Pour écrire, Ileana a dû se pencher sur le passé clandestin de son père. Non sans courage, elle ouvre les dossiers, publie les photos. Genève, juin 1975 : Tony est venu déposer la rançon de 60 millions de dollars extorquée par les Montoneros après l'enlèvement de deux hommes d'affaires argentins. Beyrouth, 1975-1976 : Tony est chargé d'évacuer le butin des hold-up du FDPLP de Nayef Hawatmé (or, pierres précieuses, objets d'art) vers Prague. Angola, années 1980 : trafic d'ivoire et de diamants... Les états d'âme sont enfouis, au détour d'une précision. Agent des missions illégales, oui. Tortionnaire, non. Tony a servi un régime "autoritaire et tyrannique", mais il n'a pas traqué la dissidence intérieure, souligne-t-elle.
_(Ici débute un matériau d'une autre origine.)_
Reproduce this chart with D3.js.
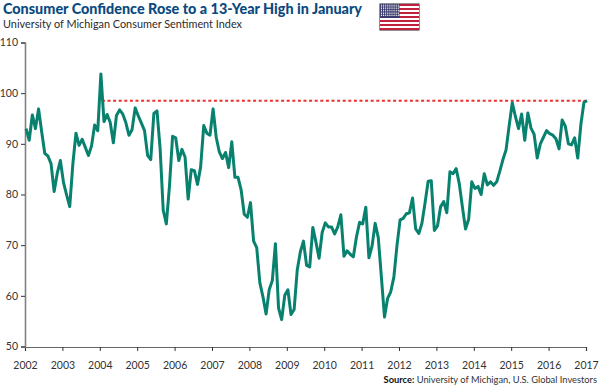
<!DOCTYPE html>
<html><head><meta charset="utf-8">
<script src="https://cdn.jsdelivr.net/npm/d3@7"></script>
<style>html,body{margin:0;padding:0;background:#fff}svg{display:block}</style></head>
<body><svg id="c" width="600" height="387"></svg>
<script>
const titleText = "Consumer Confidence Rose to a 13-Year High in January";
const subtitleText = "University of Michigan Consumer Sentiment Index";
const sourceBold = "Source:";
const sourceText = " University of Michigan, U.S. Global Investors";
const yTicks = [50,60,70,80,90,100,110];
const years = d3.range(2002,2018);
const sentiment = [
93.0,90.7,95.7,93.0,96.9,92.4,88.1,87.6,86.1,80.6,84.2,86.7,
82.4,79.9,77.6,86.0,92.1,89.7,90.9,89.3,87.7,89.6,93.7,92.6,
103.8,94.4,95.8,94.2,90.2,95.6,96.7,95.9,94.2,91.7,92.8,97.1,
95.5,94.1,92.6,87.7,86.9,96.0,96.5,89.1,76.9,74.2,81.6,91.5,
91.2,86.7,88.9,87.4,79.1,84.9,84.7,82.0,85.4,93.6,92.1,91.7,
96.9,91.3,88.4,87.1,88.3,85.3,90.4,83.4,83.4,80.9,76.1,75.5,
78.4,70.8,69.5,62.6,59.8,56.4,61.2,63.0,70.3,57.6,55.3,60.1,
61.2,56.3,57.3,65.1,68.7,70.8,66.0,65.7,73.5,70.6,67.4,72.5,
74.4,73.6,73.6,72.2,73.6,76.0,67.8,68.9,68.2,67.7,71.6,74.5,
74.2,77.5,67.5,69.8,74.3,71.5,63.7,55.8,59.5,60.8,63.7,69.9,
75.0,75.3,76.2,76.4,79.3,73.2,72.3,74.3,78.3,82.6,82.7,72.9,
73.8,77.6,78.6,76.4,84.5,84.1,85.1,82.1,77.5,73.2,75.1,82.5,
81.2,81.6,80.0,84.1,81.9,82.5,81.8,82.5,84.6,86.9,88.8,93.6,
98.1,95.4,93.0,95.9,90.7,96.1,93.1,91.9,87.2,90.0,91.3,92.6,
92.0,91.7,91.0,89.0,94.7,93.5,90.0,89.8,91.2,87.2,93.8,98.2,
98.5];
const refLevel = 98.5, refStartMonth = 24;
const flagStripes = d3.range(13);

const svg = d3.select("#c");
const sans = "Lato, 'Open Sans', sans-serif";
const x = d3.scaleLinear().domain([2002,2017]).range([25,586]);
const y = d3.scaleLinear().domain([50,110]).range([346.5,42.5]);
const xm = i => x(2002 + (i+0.35)/12);

svg.append("text").attr("x",3).attr("y",13.5).attr("font-family",sans).attr("font-weight",900)
  .attr("font-size",15.2).attr("fill","#0b4a80").attr("textLength",359).attr("lengthAdjust","spacingAndGlyphs").text(titleText);
svg.append("text").attr("x",3).attr("y",28).attr("font-family",sans)
  .attr("font-size",11.6).attr("fill","#2b2b2b").attr("textLength",239).attr("lengthAdjust","spacingAndGlyphs").text(subtitleText);

const gx = svg.append("g").attr("transform","translate(0,347)")
  .call(d3.axisBottom(x).tickValues(years).tickFormat(d3.format("d")).tickSize(4).tickPadding(11));
const gy = svg.append("g").attr("transform","translate(25,0)")
  .call(d3.axisLeft(y).tickValues(yTicks).tickSize(4).tickPadding(3));
gx.select(".domain").attr("stroke","#666").attr("stroke-width",1.2);
gy.select(".domain").attr("stroke","#808080").attr("stroke-width",1.6);
svg.selectAll(".tick line").attr("stroke","#333");
svg.selectAll(".tick text").attr("font-family",sans).attr("font-size",10.5).attr("fill","#333");

svg.append("line").attr("x1",xm(refStartMonth)+1).attr("x2",xm(sentiment.length-1))
  .attr("y1",y(refLevel)).attr("y2",y(refLevel))
  .attr("stroke","#ee2d2d").attr("stroke-width",2).attr("stroke-dasharray","3 2.6");
svg.append("path").datum(sentiment)
  .attr("d",d3.line().x((d,i)=>xm(i)).y(d=>y(d)))
  .attr("fill","none").attr("stroke","#08826f").attr("stroke-width",3).attr("stroke-linejoin","round");

const src = svg.append("text").attr("x",597).attr("y",383).attr("text-anchor","end")
  .attr("font-family",sans).attr("font-size",9.3).attr("fill","#333");
src.append("tspan").attr("font-weight",700).attr("fill","#111").text(sourceBold);
src.append("tspan").text(sourceText);

const fx = d3.scaleLinear().domain([0,1]).range([380,419]);
const fy = d3.scaleBand().domain(flagStripes).range([4,30]);
const flag = svg.append("g");
flag.append("rect").attr("x",379.5).attr("y",3.5).attr("width",40).attr("height",27).attr("fill","#222");
flag.selectAll("rect.s").data(flagStripes).join("rect").attr("class","s")
  .attr("x",fx(0)).attr("width",fx(1)-fx(0)).attr("y",d=>fy(d)).attr("height",fy.bandwidth())
  .attr("fill",d=>d%2?"#fff":"#c1213f");
flag.append("rect").attr("x",fx(0)).attr("y",fy(0)).attr("width",fx(0.5)-fx(0)).attr("height",fy(7)-fy(0)).attr("fill","#3b3b6d");
const sx = d3.range(9), sy = d3.range(7);
flag.selectAll("g").data(sy).join("g").selectAll("circle").data(r=>sx.map(c=>[c,r])).join("circle")
  .attr("cx",d=>fx(0)+1.5+d[0]*2.1).attr("cy",d=>fy(0)+1.2+d[1]*1.7).attr("r",0.6).attr("fill","#fff");
</script></body></html>
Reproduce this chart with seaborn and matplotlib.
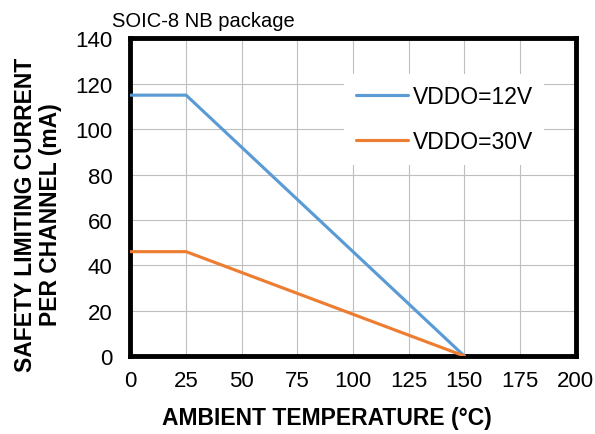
import pandas as pd
import matplotlib.pyplot as plt
import seaborn as sns

temperature = [0, 25, 150]
courant_12v = [115, 115, 0]
courant_30v = [46, 46, 0]
series = ['VDDO=12V', 'VDDO=30V']
couleurs = ['#5B9BD5', '#ED7D31']
x_ticks = [0, 25, 50, 75, 100, 125, 150, 175, 200]
y_ticks = [0, 20, 40, 60, 80, 100, 120, 140]

df = pd.DataFrame({
    'temp': temperature * 2,
    'courant': courant_12v + courant_30v,
    'serie': [series[0]] * 3 + [series[1]] * 3,
})

sns.set_theme(style='whitegrid')
plt.rcParams['font.family'] = ['Liberation Sans', 'DejaVu Sans']

fig = plt.figure(figsize=(5.95, 4.35), dpi=100)
ax = fig.add_axes([0.2193, 0.1793, 0.748, 0.730])

sns.lineplot(data=df, x='temp', y='courant', hue='serie', hue_order=series,
             palette=couleurs, linewidth=2.25, ax=ax, zorder=3)

ax.set_xlim(0, 200)
ax.set_ylim(0, 140)
ax.set_xticks(x_ticks)
ax.set_yticks(y_ticks)
ax.tick_params(axis='both', labelsize=16, length=0, colors='black')
ax.tick_params(axis='x', pad=10)
ax.tick_params(axis='y', pad=13)
ax.grid(True, color='#BFBFBF', linewidth=0.8)
for sp in ax.spines.values():
    sp.set_color('black')
    sp.set_linewidth(3.5)

ax.set_xlabel('AMBIENT TEMPERATURE (°C)', fontsize=16.5, fontweight='bold',
              color='black', va='center')
ax.xaxis.set_label_coords(0.4416, -0.195)
ax.set_ylabel('SAFETY LIMITING CURRENT\nPER CHANNEL (mA)', fontsize=16.5,
              fontweight='bold', color='black', linespacing=1.1, va='center')
ax.yaxis.set_label_coords(-0.208, 0.447)
ax.text(-0.0416, 1.039, 'SOIC-8 NB package', transform=ax.transAxes,
        fontsize=14.5, color='black', ha='left', va='baseline')

leg = ax.legend(loc='upper left', bbox_to_anchor=(0.480, 0.888), frameon=True,
                facecolor='white', edgecolor='none', framealpha=1,
                fontsize=16.5, handlelength=2.27, handletextpad=0.22,
                labelspacing=0.95, borderpad=0.5, borderaxespad=0,
                fancybox=False)
for line in leg.get_lines():
    line.set_linewidth(2.25)
for t in leg.get_texts():
    t.set_color('black')

fig.savefig('out.png', dpi=100)
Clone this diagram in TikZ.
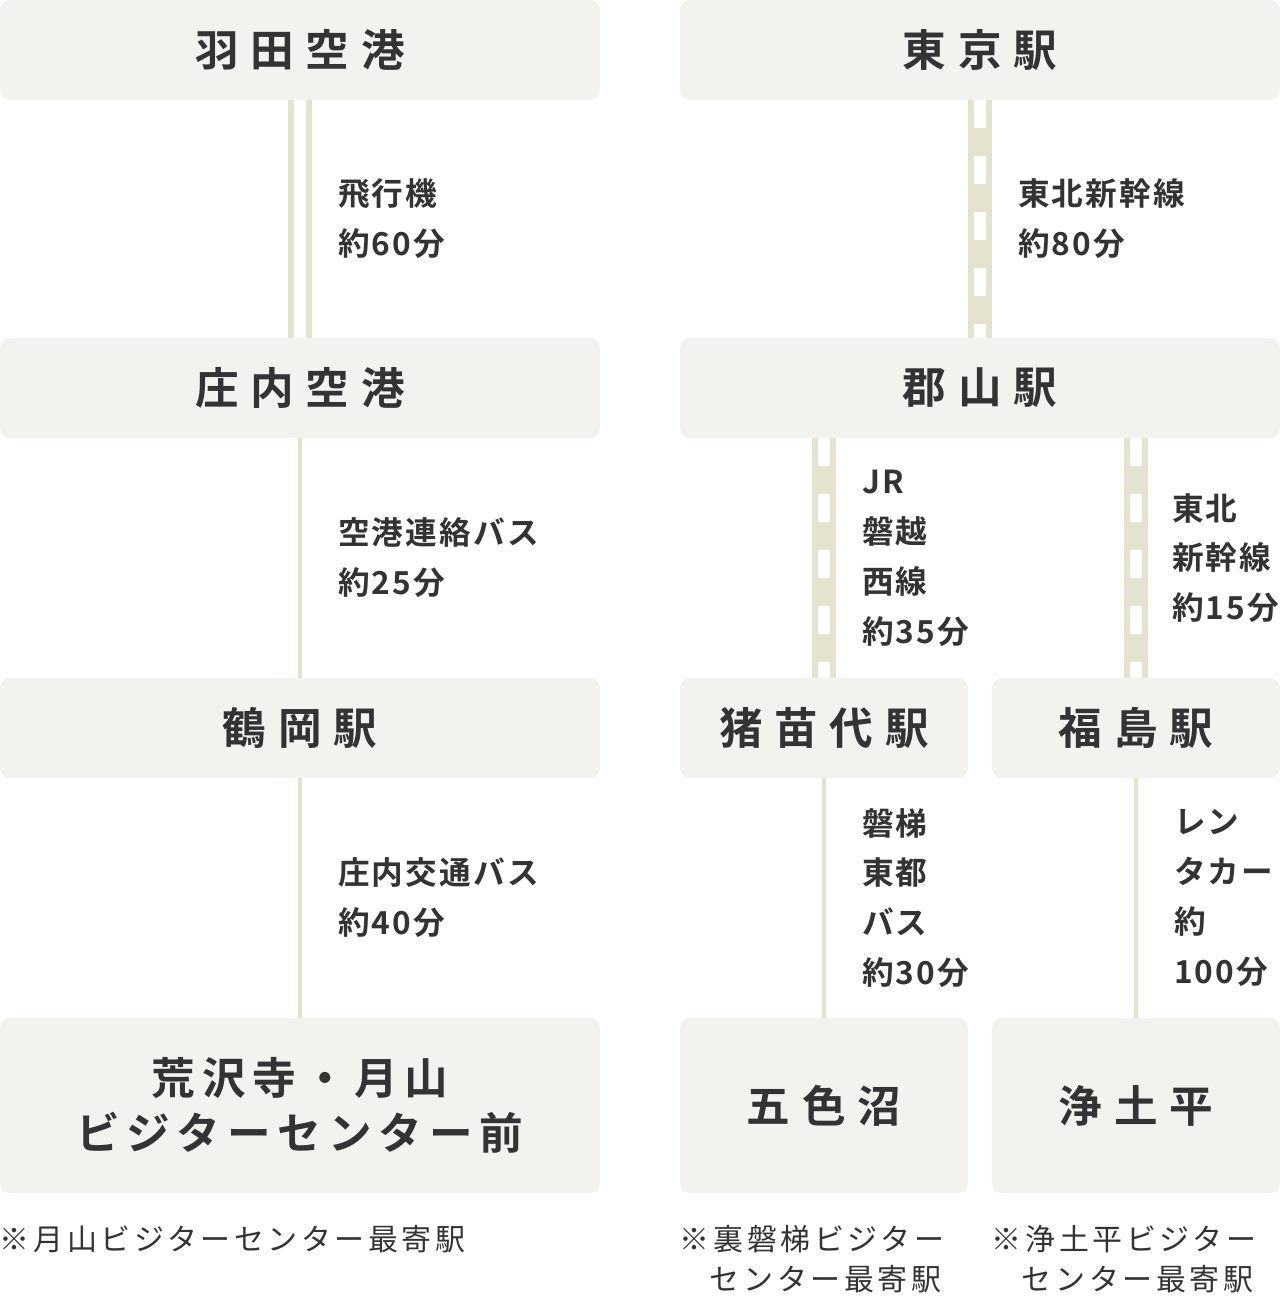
\documentclass[tikz,border=0pt]{standalone}
\usepackage{fontspec}
\newfontfamily\titlefont{Noto Sans CJK JP Bold}[LetterSpace=27]
\newfontfamily\widetitlefont{Noto Sans CJK JP Bold}[LetterSpace=16]
\newfontfamily\labelfont{Noto Sans CJK JP Bold}[LetterSpace=7]
\newfontfamily\notefont{Noto Sans CJK JP}[LetterSpace=12]
\usetikzlibrary{positioning}
\definecolor{boxgray}{RGB}{243,242,238}
\definecolor{linebeige}{RGB}{229,227,207}
\definecolor{textgray}{RGB}{51,51,51}

\begin{document}
\begin{tikzpicture}[x=0.025cm, y=-0.025cm,
  stationbox/.style={fill=boxgray, rounded corners=0.25cm, minimum width=15cm, minimum height=2.5cm, align=center, inner sep=0pt, outer sep=0pt, text=textgray, font=\titlefont\fontsize{31}{39}\selectfont},
  halfbox/.style={minimum width=7.2cm},
  tallbox/.style={minimum height=4.375cm},
  routelabel/.style={anchor=west, xshift=0.95cm, align=left, inner sep=0pt, outer sep=0pt, text=textgray, font=\labelfont\fontsize{22.5}{35.5}\selectfont},
  note/.style={anchor=north west, align=left, inner sep=0pt, outer sep=0pt, text=textgray, font=\notefont\fontsize{21.3}{28.45}\selectfont},
  busline/.style={draw=linebeige, line width=0.1cm},
  planeline/.style={draw=linebeige, line width=0.15cm, double=white, double distance=0.3cm},
  railline/.style={draw=linebeige, line width=0.6cm, postaction={draw=white, line width=0.3cm, dash pattern=on 0.7cm off 0.7cm}}
]
  \useasboundingbox (0,0) rectangle (1280,1296);

  % left column
  \node[stationbox] (haneda) at (300,50) {羽田空港};
  \node[stationbox] (shonai) at (300,388) {庄内空港};
  \node[stationbox] (tsuruoka) at (300,728) {鶴岡駅};
  \node[stationbox, tallbox, font=\widetitlefont\fontsize{31}{39}\selectfont] (arasawa) at (300,1105.5) {荒沢寺・月山\\ビジターセンター前};

  % right column
  \node[stationbox] (tokyo) at (980,50) {東京駅};
  \node[stationbox] (koriyama) at (980,388) {郡山駅};
  \node[stationbox, halfbox] (inawashiro) at (824,728) {猪苗代駅};
  \node[stationbox, halfbox] (fukushima) at (1136,728) {福島駅};
  \node[stationbox, halfbox, tallbox] (goshiki) at (824,1105.5) {五色沼};
  \node[stationbox, halfbox, tallbox] (jodo) at (1136,1105.5) {浄土平};

  % routes
  \draw[planeline] (haneda) -- (shonai) node[midway, routelabel] {飛行機\\約60分};
  \draw[busline] (shonai) -- (tsuruoka) node[midway, routelabel] {空港連絡バス\\約25分};
  \draw[busline] (tsuruoka) -- (arasawa) node[midway, routelabel] {庄内交通バス\\約40分};
  \draw[railline] (tokyo) -- (koriyama) node[midway, routelabel] {東北新幹線\\約80分};
  \draw[railline] (koriyama.south -| inawashiro) -- (inawashiro) node[midway, routelabel] {JR\\磐越\\西線\\約35分};
  \draw[railline] (koriyama.south -| fukushima) -- (fukushima) node[midway, routelabel, xshift=-0.05cm] {東北\\新幹線\\約15分};
  \draw[busline] (inawashiro) -- (goshiki) node[midway, routelabel] {磐梯\\東都\\バス\\約30分};
  \draw[busline] (fukushima) -- (jodo) node[midway, routelabel] {レン\\タカー\\約\\100分};

  % notes
  \node[note] (noteA) at ([yshift=-0.8cm]arasawa.south west) {※月山ビジターセンター最寄駅};
  \node[note] (noteB) at ([yshift=-0.8cm]goshiki.south west) {※裏磐梯ビジター\\\phantom{※}センター最寄駅};
  \node[note] (noteC) at ([yshift=-0.8cm]jodo.south west) {※浄土平ビジター\\\phantom{※}センター最寄駅};
\end{tikzpicture}
\end{document}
Au-delà de l'affaire Ochoa, racontée maintes fois (Le Monde du 15 juillet 1989, du 12 août 1991, du 29 juin 1999), le livre apporte le témoignage, de l'intérieur, d'une vie dans la nomenklatura. Il fait le portrait d'une famille aristocrate qui ne s'effraya pas du changement de 1959. Mais rapidement chacun choisit son chemin. Le frère aîné partit vers les Etats-Unis dès 1962. Les jumeaux étaient un peu bohèmes, quelque peu dandys, ils mirent le yacht familial à la disposition du corps naissant des garde-côtes. Tony de la Guardia choisit de "faire confiance à la révolution", quand une partie de sa génération préférait s'en aller, écrit sa fille. " Je respecte sa décision."